Foto: Acervo Pessoal

Se A sangue frio, de Truman Capote, eternizou a frieza de um crime, A sangue quente (Editora Labrador) segue na direção contrária: mergulha no calor. O calor humano, político e afetivo que pulsa no Rio de Janeiro, uma cidade que fala alto, que se acha única — e talvez seja. É nesse excesso que Hermés Galvão encontra matéria-prima para suas crônicas, reunidas em um livro que transita entre observação e confissão, carregado de humor afiado, ironia debochada e libido narrativa. Nesta quinta-feira (28.08), o autor recebe amigos em noite de autógrafos, às 19h, na Livraria Argumento (Rio de Janeiro).

Mais do que retratar personagens, o autor se propõe a investigar a alma carioca. Uma cidade que é, ao mesmo tempo, maravilhosa e delinquente, eterna adolescente e sábia em sua marra. O resultado é um álbum de cenas que beira a confissão, mas também se disfarça de diário coletivo, no qual figuras reais e quase fictícias se misturam. Das peruas de academia que nunca pisaram numa esteira aos velhos meninos que ignoram o tempo e seguem desfilando pelo calçadão como garotões; das socialites que parecem estacionadas em algum ponto entre 1984 e uma taça de champanhe aos atores com projetos intermináveis à espera de um teste de sofá. Há também os gurus que ontem exaltavam o “MD” e hoje pregam o poder do namastê. Todos atravessam as páginas de A sangue quente como peças de um mosaico da vida carioca, retratados com afeto e sarcasmo na mesma medida.

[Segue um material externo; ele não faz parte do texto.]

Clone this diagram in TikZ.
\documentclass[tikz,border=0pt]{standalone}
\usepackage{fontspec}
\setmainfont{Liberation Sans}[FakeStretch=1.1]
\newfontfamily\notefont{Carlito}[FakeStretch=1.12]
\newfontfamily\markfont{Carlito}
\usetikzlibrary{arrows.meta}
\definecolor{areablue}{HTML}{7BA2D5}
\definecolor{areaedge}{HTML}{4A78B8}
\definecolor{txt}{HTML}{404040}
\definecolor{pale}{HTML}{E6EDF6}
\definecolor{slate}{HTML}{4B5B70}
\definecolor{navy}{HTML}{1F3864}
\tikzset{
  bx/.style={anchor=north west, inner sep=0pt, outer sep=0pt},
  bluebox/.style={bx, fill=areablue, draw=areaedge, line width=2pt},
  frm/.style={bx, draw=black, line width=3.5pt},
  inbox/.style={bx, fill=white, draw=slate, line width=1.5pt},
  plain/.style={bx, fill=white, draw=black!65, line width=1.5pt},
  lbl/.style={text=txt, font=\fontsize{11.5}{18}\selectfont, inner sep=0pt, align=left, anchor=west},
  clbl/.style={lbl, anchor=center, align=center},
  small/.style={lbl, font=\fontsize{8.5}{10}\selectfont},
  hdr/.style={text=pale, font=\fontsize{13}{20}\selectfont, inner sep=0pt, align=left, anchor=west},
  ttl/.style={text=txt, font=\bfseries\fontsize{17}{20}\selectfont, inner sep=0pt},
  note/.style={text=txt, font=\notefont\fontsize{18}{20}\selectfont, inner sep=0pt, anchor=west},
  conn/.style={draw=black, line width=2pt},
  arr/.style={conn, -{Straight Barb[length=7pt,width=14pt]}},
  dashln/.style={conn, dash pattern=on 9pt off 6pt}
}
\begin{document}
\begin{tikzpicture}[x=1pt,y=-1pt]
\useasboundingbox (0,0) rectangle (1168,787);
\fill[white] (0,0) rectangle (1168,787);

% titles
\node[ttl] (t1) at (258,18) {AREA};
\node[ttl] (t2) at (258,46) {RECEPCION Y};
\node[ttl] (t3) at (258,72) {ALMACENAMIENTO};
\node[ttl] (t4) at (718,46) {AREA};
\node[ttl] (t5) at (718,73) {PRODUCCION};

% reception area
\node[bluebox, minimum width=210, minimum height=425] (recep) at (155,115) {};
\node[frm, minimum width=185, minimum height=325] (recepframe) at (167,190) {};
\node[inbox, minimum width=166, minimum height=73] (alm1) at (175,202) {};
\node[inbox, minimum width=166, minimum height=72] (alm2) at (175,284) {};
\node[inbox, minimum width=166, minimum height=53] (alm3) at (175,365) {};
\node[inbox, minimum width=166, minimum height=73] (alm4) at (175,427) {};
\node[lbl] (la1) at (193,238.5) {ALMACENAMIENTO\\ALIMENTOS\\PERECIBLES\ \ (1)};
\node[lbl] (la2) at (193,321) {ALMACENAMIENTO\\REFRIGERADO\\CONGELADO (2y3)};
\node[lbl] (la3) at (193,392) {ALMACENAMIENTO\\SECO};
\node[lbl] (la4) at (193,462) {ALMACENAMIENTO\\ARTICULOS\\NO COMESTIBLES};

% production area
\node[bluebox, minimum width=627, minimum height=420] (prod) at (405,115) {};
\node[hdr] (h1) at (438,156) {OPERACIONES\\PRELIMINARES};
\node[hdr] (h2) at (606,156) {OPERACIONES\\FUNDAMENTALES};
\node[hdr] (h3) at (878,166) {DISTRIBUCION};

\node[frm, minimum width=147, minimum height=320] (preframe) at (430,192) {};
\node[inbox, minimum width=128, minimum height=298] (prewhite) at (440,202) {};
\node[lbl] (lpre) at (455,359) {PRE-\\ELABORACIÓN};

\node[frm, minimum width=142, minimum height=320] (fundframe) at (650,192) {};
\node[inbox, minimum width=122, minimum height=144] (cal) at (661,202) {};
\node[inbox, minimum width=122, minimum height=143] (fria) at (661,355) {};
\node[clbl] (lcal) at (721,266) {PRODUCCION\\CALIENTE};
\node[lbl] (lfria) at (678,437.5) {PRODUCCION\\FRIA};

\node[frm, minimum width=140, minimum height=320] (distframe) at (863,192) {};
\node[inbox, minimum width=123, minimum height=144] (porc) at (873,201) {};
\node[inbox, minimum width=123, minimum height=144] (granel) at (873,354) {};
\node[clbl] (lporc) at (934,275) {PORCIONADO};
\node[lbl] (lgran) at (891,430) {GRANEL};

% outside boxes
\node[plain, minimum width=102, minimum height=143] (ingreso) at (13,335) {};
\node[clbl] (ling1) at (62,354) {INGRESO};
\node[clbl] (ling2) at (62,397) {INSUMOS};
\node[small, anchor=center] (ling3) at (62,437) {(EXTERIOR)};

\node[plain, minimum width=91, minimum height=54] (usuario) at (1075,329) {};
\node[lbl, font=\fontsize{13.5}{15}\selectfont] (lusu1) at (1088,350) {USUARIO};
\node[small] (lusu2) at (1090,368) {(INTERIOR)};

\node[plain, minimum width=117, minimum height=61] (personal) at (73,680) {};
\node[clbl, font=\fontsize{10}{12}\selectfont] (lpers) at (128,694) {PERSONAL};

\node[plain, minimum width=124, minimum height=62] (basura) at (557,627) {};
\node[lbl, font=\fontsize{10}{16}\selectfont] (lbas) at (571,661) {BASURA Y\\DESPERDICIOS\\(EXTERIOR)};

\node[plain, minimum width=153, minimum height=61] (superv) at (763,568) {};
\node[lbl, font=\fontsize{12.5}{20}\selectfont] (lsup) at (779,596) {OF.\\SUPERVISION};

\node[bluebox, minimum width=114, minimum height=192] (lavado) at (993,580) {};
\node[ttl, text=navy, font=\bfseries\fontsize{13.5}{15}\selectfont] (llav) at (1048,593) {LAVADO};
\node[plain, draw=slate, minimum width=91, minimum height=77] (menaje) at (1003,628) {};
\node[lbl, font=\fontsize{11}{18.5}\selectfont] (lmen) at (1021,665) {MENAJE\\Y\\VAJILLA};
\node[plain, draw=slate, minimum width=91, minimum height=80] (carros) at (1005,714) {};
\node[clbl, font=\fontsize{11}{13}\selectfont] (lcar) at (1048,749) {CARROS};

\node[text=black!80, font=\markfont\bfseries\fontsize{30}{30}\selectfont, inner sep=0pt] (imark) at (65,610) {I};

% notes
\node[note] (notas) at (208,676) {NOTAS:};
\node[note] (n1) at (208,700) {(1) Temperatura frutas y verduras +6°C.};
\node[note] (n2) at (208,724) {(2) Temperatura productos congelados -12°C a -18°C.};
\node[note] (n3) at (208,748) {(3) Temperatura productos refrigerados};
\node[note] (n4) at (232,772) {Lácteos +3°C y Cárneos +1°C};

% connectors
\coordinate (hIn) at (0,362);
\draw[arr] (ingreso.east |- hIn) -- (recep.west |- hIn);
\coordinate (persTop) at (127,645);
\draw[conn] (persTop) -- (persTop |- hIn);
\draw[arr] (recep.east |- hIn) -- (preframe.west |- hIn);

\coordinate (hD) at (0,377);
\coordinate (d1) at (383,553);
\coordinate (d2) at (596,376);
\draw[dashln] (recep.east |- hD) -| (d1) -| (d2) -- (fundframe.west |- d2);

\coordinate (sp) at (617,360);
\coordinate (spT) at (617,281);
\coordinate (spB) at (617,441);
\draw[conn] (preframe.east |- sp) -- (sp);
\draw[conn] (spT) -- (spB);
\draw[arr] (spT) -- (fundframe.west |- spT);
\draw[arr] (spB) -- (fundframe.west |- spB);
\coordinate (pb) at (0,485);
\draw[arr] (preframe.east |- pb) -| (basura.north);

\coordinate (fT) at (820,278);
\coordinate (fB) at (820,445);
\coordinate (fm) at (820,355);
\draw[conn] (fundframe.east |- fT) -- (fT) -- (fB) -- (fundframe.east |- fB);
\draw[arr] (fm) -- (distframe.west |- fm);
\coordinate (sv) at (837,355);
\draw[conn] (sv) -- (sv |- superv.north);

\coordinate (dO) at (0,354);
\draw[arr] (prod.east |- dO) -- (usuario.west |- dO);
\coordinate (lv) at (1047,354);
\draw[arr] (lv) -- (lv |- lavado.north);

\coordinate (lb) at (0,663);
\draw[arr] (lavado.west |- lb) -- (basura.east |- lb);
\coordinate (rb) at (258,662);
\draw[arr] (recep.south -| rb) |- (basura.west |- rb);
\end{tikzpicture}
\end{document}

“O Rio de Janeiro nasceu com o rabo virado para a lua. E cresceu olhando para o próprio umbigo”, escreve Galvão em um dos trechos. A frase sintetiza o espírito do livro: um Rio de contrastes, capaz de se manter inesgotável em matéria de histórias. O leitor encontra, aqui, crônicas que não são exatamente ficção, tampouco se pretendem registro objetivo da realidade. São retratos escritos no calor do momento, confissões íntimas o suficiente para soar como segredos, mas distantes o bastante para não virar sessão de terapia.

Ao mesmo tempo íntimo e coletivo, o livro dialoga com quem já viveu — ou ainda vive — o Rio em suas contradições. É um retrato da cidade a partir de dentro, mas escrito com a perspectiva de quem hoje a observa de fora, da distância lisboeta. Esse olhar deslocado acentua cores, excessos e ironias, tornando A sangue quente não apenas um livro sobre o Rio, mas também sobre o ato de narrar o que se perdeu e o que ainda resiste.

Foto: Divulgação

Sobre o autor

Hermés Galvão nasceu em 1975, no Rio de Janeiro, e hoje vive em Lisboa. Escritor e psicoterapeuta, é colaborador assíduo da Harper’s Bazaar e da Bazaar Man, além de autor de Como viajar sozinho em tempos de crise financeira e existencial e Granado 150 anos. Em A sangue quente, entrega seu trabalho mais visceral até aqui: uma coletânea de crônicas que recusa o distanciamento da análise fria e assume a intensidade como método, revelando um Rio de Janeiro que, entre amor, tédio, tara e teimosia, insiste em existir.